**Data excerpt:**
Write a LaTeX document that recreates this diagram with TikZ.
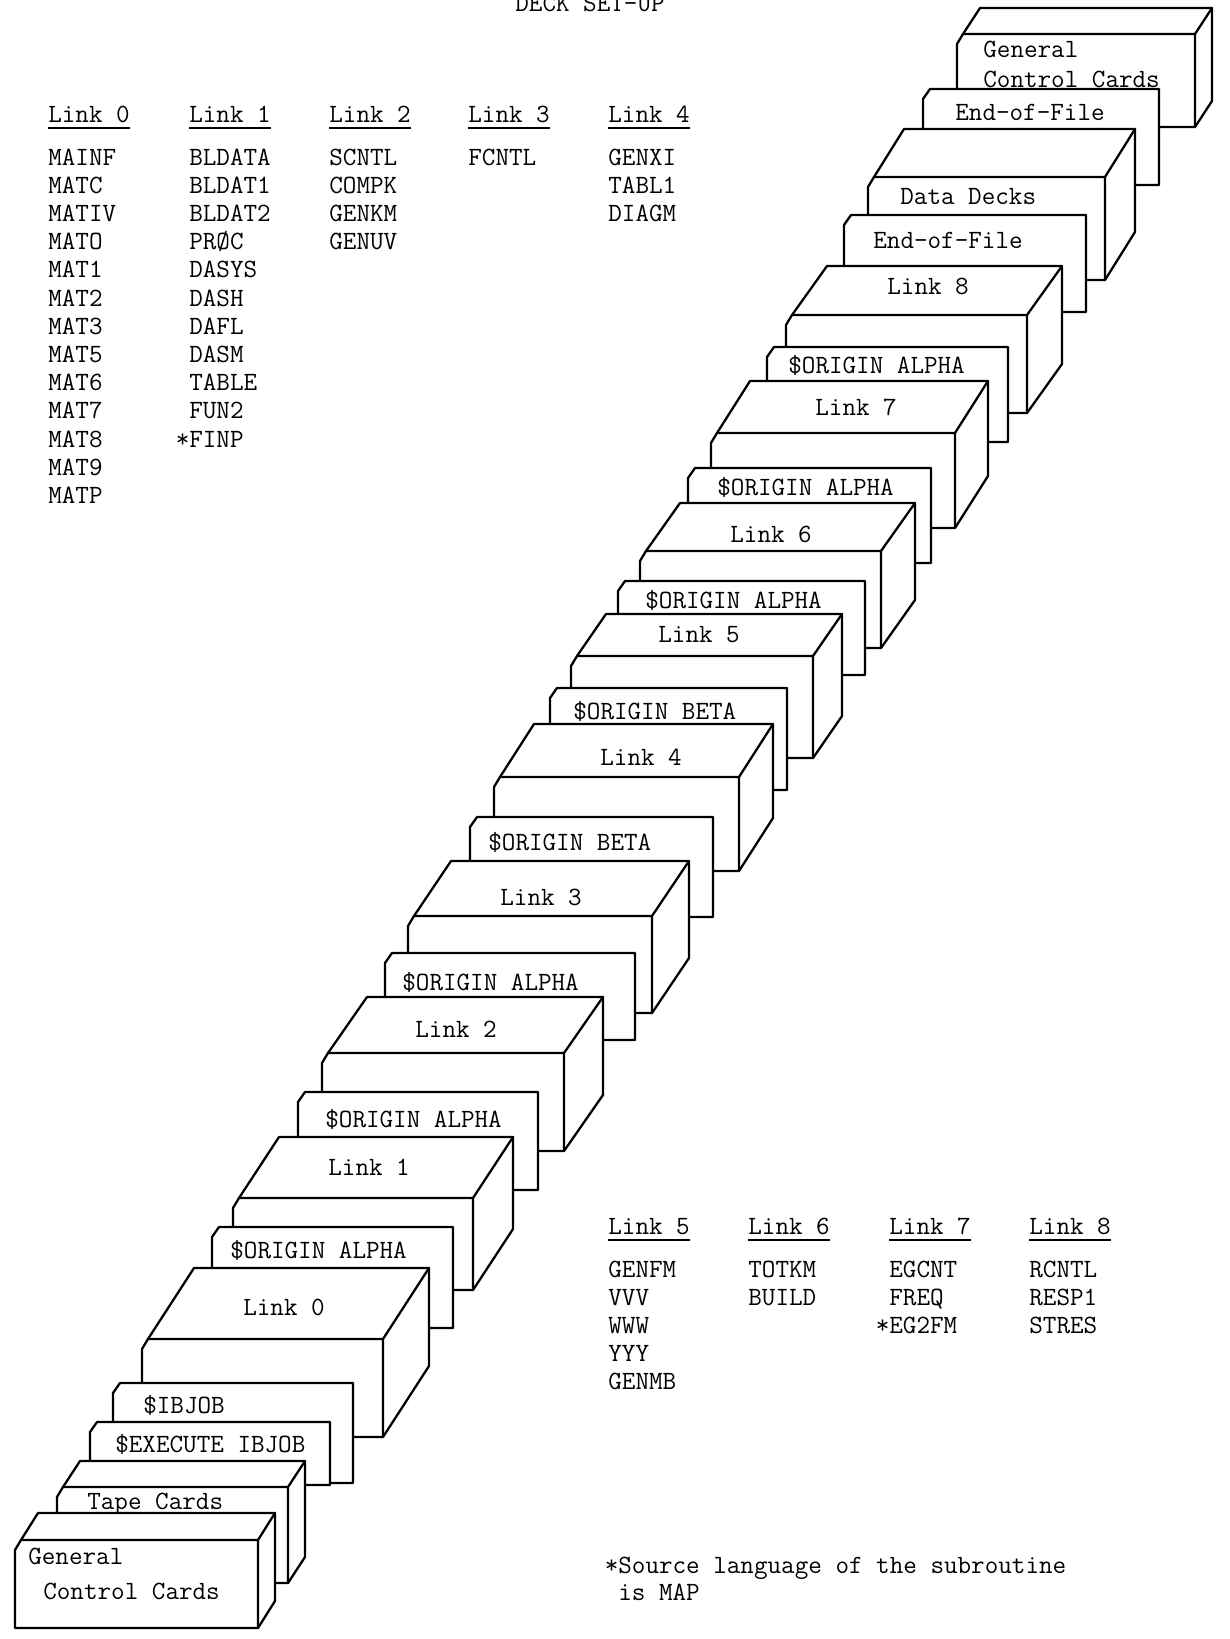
\documentclass[tikz,border=0pt]{standalone}
\usetikzlibrary{calc}
\newcommand\deckfont{\fontsize{15}{18}\selectfont\ttfamily}
% box: name, left, right, top, bottom, depth x, depth y
\newcommand\deckbox[7]{%
  \filldraw[cardface] (#2,#5) -- (#2,#4+10) -- (#2+6,#4) -- (#2+6+#6,#4-#7)
    -- (#3+#6,#4-#7) -- (#3+#6,#5-#7) -- (#3,#5) -- cycle;
  \draw[deckline] (#2+6,#4) -- (#3,#4) -- (#3+#6,#4-#7) (#3,#4) -- (#3,#5);
  \coordinate (#1) at (#2,#4);}
% flat card: name, left, right, top, bottom
\newcommand\deckcard[5]{%
  \filldraw[cardface] (#2,#5) -- (#2,#4+10) -- (#2+7,#4) -- (#3,#4) -- (#3,#5) -- cycle;
  \coordinate (#1) at (#2,#4);}

\begin{document}
\begin{tikzpicture}[x=0.02cm,y=-0.02cm,
  deckline/.style={line width=1.3pt,line join=round,line cap=round},
  cardface/.style={deckline,fill=white},
  lbl/.style={font=\deckfont,inner sep=0pt,anchor=base west},
  uline/.style={line width=1.1pt},
]
  \useasboundingbox (0,0) rectangle (1230,1639);
  \node[lbl,anchor=base] (title) at (590,12) {DECK SET-UP};

  % routine lists, links 0-4
  \node[lbl] (h0) at (48,122) {Link 0};
  \node[lbl] (h1) at (189,122) {Link 1};
  \node[lbl] (h2) at (329,122) {Link 2};
  \node[lbl] (h3) at (468,122) {Link 3};
  \node[lbl] (h4) at (608,122) {Link 4};
  \foreach \w [count=\i from 0] in {MAINF,MATC,MATIV,MATO,MAT1,MAT2,MAT3,MAT5,MAT6,MAT7,MAT8,MAT9,MATP}
    \node[lbl] (r0-\i) at (48,165+28.2*\i) {\w};
  \foreach \w [count=\i from 0] in {BLDATA,BLDAT1,BLDAT2,{PR\O{}C},DASYS,DASH,DAFL,DASM,TABLE,FUN2,{\llap{*}FINP}}
    \node[lbl] (r1-\i) at (189,165+28.2*\i) {\w};
  \foreach \w [count=\i from 0] in {SCNTL,COMPK,GENKM,GENUV}
    \node[lbl] (r2-\i) at (329,165+28.2*\i) {\w};
  \node[lbl] (r3-0) at (468,165) {FCNTL};
  \foreach \w [count=\i from 0] in {GENXI,TABL1,DIAGM}
    \node[lbl] (r4-\i) at (608,165+28.2*\i) {\w};

  % routine lists, links 5-8
  \node[lbl] (h5) at (608,1234) {Link 5};
  \node[lbl] (h6) at (748,1234) {Link 6};
  \node[lbl] (h7) at (889,1234) {Link 7};
  \node[lbl] (h8) at (1029,1234) {Link 8};
  \foreach \w [count=\i from 0] in {GENFM,VVV,WWW,YYY,GENMB}
    \node[lbl] (r5-\i) at (608,1277+28*\i) {\w};
  \foreach \w [count=\i from 0] in {TOTKM,BUILD}
    \node[lbl] (r6-\i) at (748,1277+28*\i) {\w};
  \foreach \w [count=\i from 0] in {EGCNT,FREQ,{\llap{*}EG2FM}}
    \node[lbl] (r7-\i) at (889,1277+28*\i) {\w};
  \foreach \w [count=\i from 0] in {RCNTL,RESP1,STRES}
    \node[lbl] (r8-\i) at (1029,1277+28*\i) {\w};
  \foreach \h in {h0,h1,h2,h3,h4,h5,h6,h7,h8}
    \draw[uline] ($(\h.base west)+(0,6)$) -- ($(\h.base east)+(0,6)$);

  \node[lbl] (note1) at (618,1573) {\llap{*}Source language of the subroutine};
  \node[lbl] (note2) at (618,1600) {is MAP};

  % the deck, back to front
  \deckbox{gccB}{957}{1195}{34}{127}{17}{26}
  \node[lbl] (t-gccB1) at ($(gccB)+(26,24)$) {General};
  \node[lbl] (t-gccB2) at ($(gccB)+(26,54)$) {Control Cards};
  \deckcard{eof2}{923}{1159}{89}{185}
  \node[lbl] (t-eof2) at ($(eof2)+(32,31)$) {End-of-File};
  \deckbox{data}{868}{1105}{177}{280}{30}{48}
  \node[lbl] (t-data) at ($(data)+(32,27)$) {Data Decks};
  \deckcard{eof1}{844}{1086}{215}{312}
  \node[lbl] (t-eof1) at ($(eof1)+(29,33)$) {End-of-File};
  \deckbox{link8}{786}{1027}{315}{413}{35}{49}
  \node[lbl] (t-link8) at ($(link8)+(101,-21)$) {Link 8};
  \deckcard{alpha6}{767}{1008}{347}{442}
  \node[lbl] (t-alpha6) at ($(alpha6)+(21,26)$) {\$ORIGIN ALPHA};
  \deckbox{link7}{711}{955}{433}{528}{33}{52}
  \node[lbl] (t-link7) at ($(link7)+(104,-18)$) {Link 7};
  \deckcard{alpha5}{688}{931}{468}{563}
  \node[lbl] (t-alpha5) at ($(alpha5)+(29,27)$) {\$ORIGIN ALPHA};
  \deckbox{link6}{640}{881}{551}{648}{34}{48}
  \node[lbl] (t-link6) at ($(link6)+(90,-9)$) {Link 6};
  \deckcard{alpha4}{618}{865}{581}{675}
  \node[lbl] (t-alpha4) at ($(alpha4)+(27,27)$) {\$ORIGIN ALPHA};
  \deckbox{link5}{571}{813}{656}{758}{29}{42}
  \node[lbl] (t-link5) at ($(link5)+(87,-14)$) {Link 5};
  \deckcard{beta2}{550}{787}{688}{790}
  \node[lbl] (t-beta2) at ($(beta2)+(23,31)$) {\$ORIGIN BETA};
  \deckbox{link4}{494}{739}{777}{871}{34}{53}
  \node[lbl] (t-link4) at ($(link4)+(106,-12)$) {Link 4};
  \deckcard{beta1}{470}{713}{817}{917}
  \node[lbl] (t-beta1) at ($(beta1)+(18,33)$) {\$ORIGIN BETA};
  \deckbox{link3}{408}{652}{916}{1013}{37}{55}
  \node[lbl] (t-link3) at ($(link3)+(92,-11)$) {Link 3};
  \deckcard{alpha3}{385}{635}{953}{1040}
  \node[lbl] (t-alpha3) at ($(alpha3)+(17,37)$) {\$ORIGIN ALPHA};
  \deckbox{link2}{322}{564}{1053}{1151}{39}{56}
  \node[lbl] (t-link2) at ($(link2)+(93,-16)$) {Link 2};
  \deckcard{alpha2}{298}{538}{1092}{1190}
  \node[lbl] (t-alpha2) at ($(alpha2)+(27,35)$) {\$ORIGIN ALPHA};
  \deckbox{link1}{233}{473}{1198}{1290}{40}{61}
  \node[lbl] (t-link1) at ($(link1)+(95,-23)$) {Link 1};
  \deckcard{alpha1}{212}{453}{1227}{1328}
  \node[lbl] (t-alpha1) at ($(alpha1)+(18,31)$) {\$ORIGIN ALPHA};
  \deckbox{link0}{142}{383}{1339}{1437}{46}{71}
  \node[lbl] (t-link0) at ($(link0)+(101,-24)$) {Link 0};
  \deckcard{ibjob}{113}{353}{1383}{1483}
  \node[lbl] (t-ibjob) at ($(ibjob)+(30,30)$) {\$IBJOB};
  \deckcard{exec}{90}{330}{1422}{1485}
  \node[lbl] (t-exec) at ($(exec)+(25,30)$) {\$EXECUTE IBJOB};
  \deckbox{tape}{57}{288}{1487}{1583}{17}{26}
  \node[lbl] (t-tape) at ($(tape)+(30,22)$) {Tape Cards};
  \deckbox{gccA}{15}{258}{1540}{1628}{17}{27}
  \node[lbl] (t-gccA1) at ($(gccA)+(13,24)$) {General};
  \node[lbl] (t-gccA2) at ($(gccA)+(28,59)$) {Control Cards};
\end{tikzpicture}
\end{document}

**Exercise requirements:** Reproduce the data above word for word from its first line through the line that holds "(title) at (590,12)", both ends included; skip pictures.

**Result for this exercise:**
Write a LaTeX document that recreates this diagram with TikZ.
\documentclass[tikz,border=0pt]{standalone}
\usetikzlibrary{calc}
\newcommand\deckfont{\fontsize{15}{18}\selectfont\ttfamily}
% box: name, left, right, top, bottom, depth x, depth y
\newcommand\deckbox[7]{%
  \filldraw[cardface] (#2,#5) -- (#2,#4+10) -- (#2+6,#4) -- (#2+6+#6,#4-#7)
    -- (#3+#6,#4-#7) -- (#3+#6,#5-#7) -- (#3,#5) -- cycle;
  \draw[deckline] (#2+6,#4) -- (#3,#4) -- (#3+#6,#4-#7) (#3,#4) -- (#3,#5);
  \coordinate (#1) at (#2,#4);}
% flat card: name, left, right, top, bottom
\newcommand\deckcard[5]{%
  \filldraw[cardface] (#2,#5) -- (#2,#4+10) -- (#2+7,#4) -- (#3,#4) -- (#3,#5) -- cycle;
  \coordinate (#1) at (#2,#4);}

\begin{document}
\begin{tikzpicture}[x=0.02cm,y=-0.02cm,
  deckline/.style={line width=1.3pt,line join=round,line cap=round},
  cardface/.style={deckline,fill=white},
  lbl/.style={font=\deckfont,inner sep=0pt,anchor=base west},
  uline/.style={line width=1.1pt},
]
  \useasboundingbox (0,0) rectangle (1230,1639);
  \node[lbl,anchor=base] (title) at (590,12) {DECK SET-UP};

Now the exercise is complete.